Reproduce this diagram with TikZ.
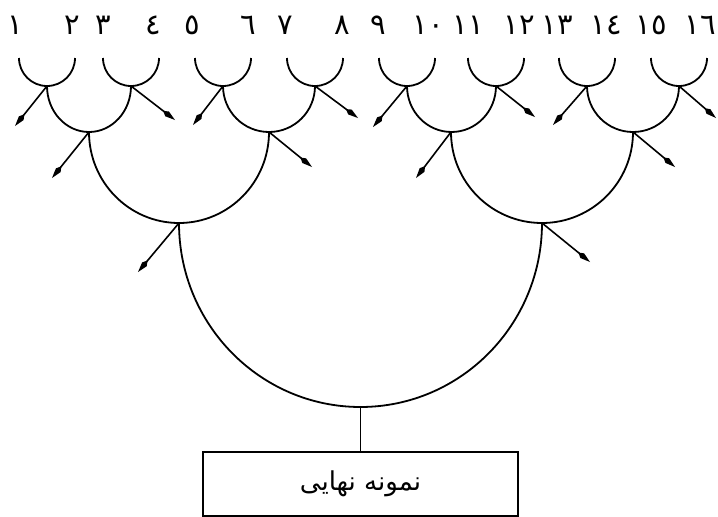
\documentclass[tikz,border=0pt]{standalone}
\usepackage{fontspec}
\usetikzlibrary{arrows.meta}
\TeXXeTstate=1
\newfontfamily\arabicfont[Script=Arabic]{DejaVu Sans}
\begin{document}
\begin{tikzpicture}[x=1pt,y=-1pt,
  wire/.style={line width=1.8pt},
  outarrow/.style={line width=1.6pt,-{Kite[length=15pt,width=6pt,inset=5pt]}},
  numlabel/.style={inner sep=0pt,font=\arabicfont\fontsize{29}{29}\selectfont},
  finalbox/.style={draw,line width=1.9pt,minimum width=315pt,minimum height=64pt,inner sep=0pt,
    font=\arabicfont\fontsize{26}{26}\selectfont}]
\useasboundingbox (0,0) rectangle (718,517);

% sample numbers along the top
\node[numlabel] (n1)  at (15,25)  {١};
\node[numlabel] (n2)  at (72,25)  {٢};
\node[numlabel] (n3)  at (103,25) {٣};
\node[numlabel] (n4)  at (153,25) {٤};
\node[numlabel] (n5)  at (192,25) {٥};
\node[numlabel] (n6)  at (248,25) {٦};
\node[numlabel] (n7)  at (285,25) {٧};
\node[numlabel] (n8)  at (342,25) {٨};
\node[numlabel] (n9)  at (378,25) {٩};
\node[numlabel] (n10) at (428,25) {١٠};
\node[numlabel] (n11) at (468,25) {١١};
\node[numlabel] (n12) at (519,25) {١٢};
\node[numlabel] (n13) at (557,25) {١٣};
\node[numlabel] (n14) at (606,25) {١٤};
\node[numlabel] (n15) at (651,25) {١٥};
\node[numlabel,anchor=east] (n16) at (716,25) {١٦};

% first round: left ends of the small cups and their meeting points
\foreach \i/\c in {1/47,2/131,3/223,4/315,5/407,6/496,7/587,8/679}{
  \coordinate (a\i) at (\c-28,58);
  \coordinate (j\i) at (\c,86);
}
% second and third rounds
\coordinate (k1) at (89,132);
\coordinate (k2) at (269,132);
\coordinate (k3) at (451,132);
\coordinate (k4) at (633,132);
\coordinate (l1) at (179,223);
\coordinate (l2) at (542,223);
\coordinate (m)  at (360.5,407);

% cups
\foreach \i in {1,...,8}{
  \draw[wire] (a\i) arc[start angle=180,end angle=0,radius=28];
}
\draw[wire] (j1) arc[start angle=180,end angle=0,x radius=42,y radius=46];
\draw[wire] (j3) arc[start angle=180,end angle=0,x radius=46,y radius=46];
\draw[wire] (j5) arc[start angle=180,end angle=0,x radius=44.5,y radius=46];
\draw[wire] (j7) arc[start angle=180,end angle=0,x radius=46,y radius=46];
\draw[wire] (k1) arc[start angle=180,end angle=0,x radius=90,y radius=91];
\draw[wire] (k3) arc[start angle=180,end angle=0,x radius=91,y radius=91];
\draw[wire] (l1) arc[start angle=180,end angle=0,x radius=181.5,y radius=184];

% discarded branches
\coordinate (t1) at (15,126);
\coordinate (t2) at (175,120);
\coordinate (t3) at (193,125);
\coordinate (t4) at (358,118);
\coordinate (t5) at (373,127);
\coordinate (t6) at (535,117);
\coordinate (t7) at (553,125);
\coordinate (t8) at (716,118);
\foreach \i in {1,...,8}{ \draw[outarrow] (j\i) -- (t\i); }
\coordinate (u1) at (52,178);
\coordinate (u2) at (312,167);
\coordinate (u3) at (416,178);
\coordinate (u4) at (675,167);
\foreach \i in {1,...,4}{ \draw[outarrow] (k\i) -- (u\i); }
\coordinate (v1) at (138,272);
\coordinate (v2) at (590,262);
\draw[outarrow] (l1) -- (v1);
\draw[outarrow] (l2) -- (v2);

% final result
\node[finalbox,anchor=north] (final) at (360.5,451) {\beginR نمونه نهایی\endR};
\draw[wire] (m) -- (final.north);
\end{tikzpicture}
\end{document}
· · · · ·
> [WHAT THE EXERCISE ASKS] Set down the material exactly, every line of it, except for the pictures.

> [TASK RESULT]
Reproduce this diagram with TikZ.
\documentclass[tikz,border=0pt]{standalone}
\usepackage{fontspec}
\usetikzlibrary{arrows.meta}
\TeXXeTstate=1
\newfontfamily\arabicfont[Script=Arabic]{DejaVu Sans}
\begin{document}
\begin{tikzpicture}[x=1pt,y=-1pt,
  wire/.style={line width=1.8pt},
  outarrow/.style={line width=1.6pt,-{Kite[length=15pt,width=6pt,inset=5pt]}},
  numlabel/.style={inner sep=0pt,font=\arabicfont\fontsize{29}{29}\selectfont},
  finalbox/.style={draw,line width=1.9pt,minimum width=315pt,minimum height=64pt,inner sep=0pt,
    font=\arabicfont\fontsize{26}{26}\selectfont}]
\useasboundingbox (0,0) rectangle (718,517);

% sample numbers along the top
\node[numlabel] (n1)  at (15,25)  {١};
\node[numlabel] (n2)  at (72,25)  {٢};
\node[numlabel] (n3)  at (103,25) {٣};
\node[numlabel] (n4)  at (153,25) {٤};
\node[numlabel] (n5)  at (192,25) {٥};
\node[numlabel] (n6)  at (248,25) {٦};
\node[numlabel] (n7)  at (285,25) {٧};
\node[numlabel] (n8)  at (342,25) {٨};
\node[numlabel] (n9)  at (378,25) {٩};
\node[numlabel] (n10) at (428,25) {١٠};
\node[numlabel] (n11) at (468,25) {١١};
\node[numlabel] (n12) at (519,25) {١٢};
\node[numlabel] (n13) at (557,25) {١٣};
\node[numlabel] (n14) at (606,25) {١٤};
\node[numlabel] (n15) at (651,25) {١٥};
\node[numlabel,anchor=east] (n16) at (716,25) {١٦};

% first round: left ends of the small cups and their meeting points
\foreach \i/\c in {1/47,2/131,3/223,4/315,5/407,6/496,7/587,8/679}{
  \coordinate (a\i) at (\c-28,58);
  \coordinate (j\i) at (\c,86);
}
% second and third rounds
\coordinate (k1) at (89,132);
\coordinate (k2) at (269,132);
\coordinate (k3) at (451,132);
\coordinate (k4) at (633,132);
\coordinate (l1) at (179,223);
\coordinate (l2) at (542,223);
\coordinate (m)  at (360.5,407);

% cups
\foreach \i in {1,...,8}{
  \draw[wire] (a\i) arc[start angle=180,end angle=0,radius=28];
}
\draw[wire] (j1) arc[start angle=180,end angle=0,x radius=42,y radius=46];
\draw[wire] (j3) arc[start angle=180,end angle=0,x radius=46,y radius=46];
\draw[wire] (j5) arc[start angle=180,end angle=0,x radius=44.5,y radius=46];
\draw[wire] (j7) arc[start angle=180,end angle=0,x radius=46,y radius=46];
\draw[wire] (k1) arc[start angle=180,end angle=0,x radius=90,y radius=91];
\draw[wire] (k3) arc[start angle=180,end angle=0,x radius=91,y radius=91];
\draw[wire] (l1) arc[start angle=180,end angle=0,x radius=181.5,y radius=184];

% discarded branches
\coordinate (t1) at (15,126);
\coordinate (t2) at (175,120);
\coordinate (t3) at (193,125);
\coordinate (t4) at (358,118);
\coordinate (t5) at (373,127);
\coordinate (t6) at (535,117);
\coordinate (t7) at (553,125);
\coordinate (t8) at (716,118);
\foreach \i in {1,...,8}{ \draw[outarrow] (j\i) -- (t\i); }
\coordinate (u1) at (52,178);
\coordinate (u2) at (312,167);
\coordinate (u3) at (416,178);
\coordinate (u4) at (675,167);
\foreach \i in {1,...,4}{ \draw[outarrow] (k\i) -- (u\i); }
\coordinate (v1) at (138,272);
\coordinate (v2) at (590,262);
\draw[outarrow] (l1) -- (v1);
\draw[outarrow] (l2) -- (v2);

% final result
\node[finalbox,anchor=north] (final) at (360.5,451) {\beginR نمونه نهایی\endR};
\draw[wire] (m) -- (final.north);
\end{tikzpicture}
\end{document}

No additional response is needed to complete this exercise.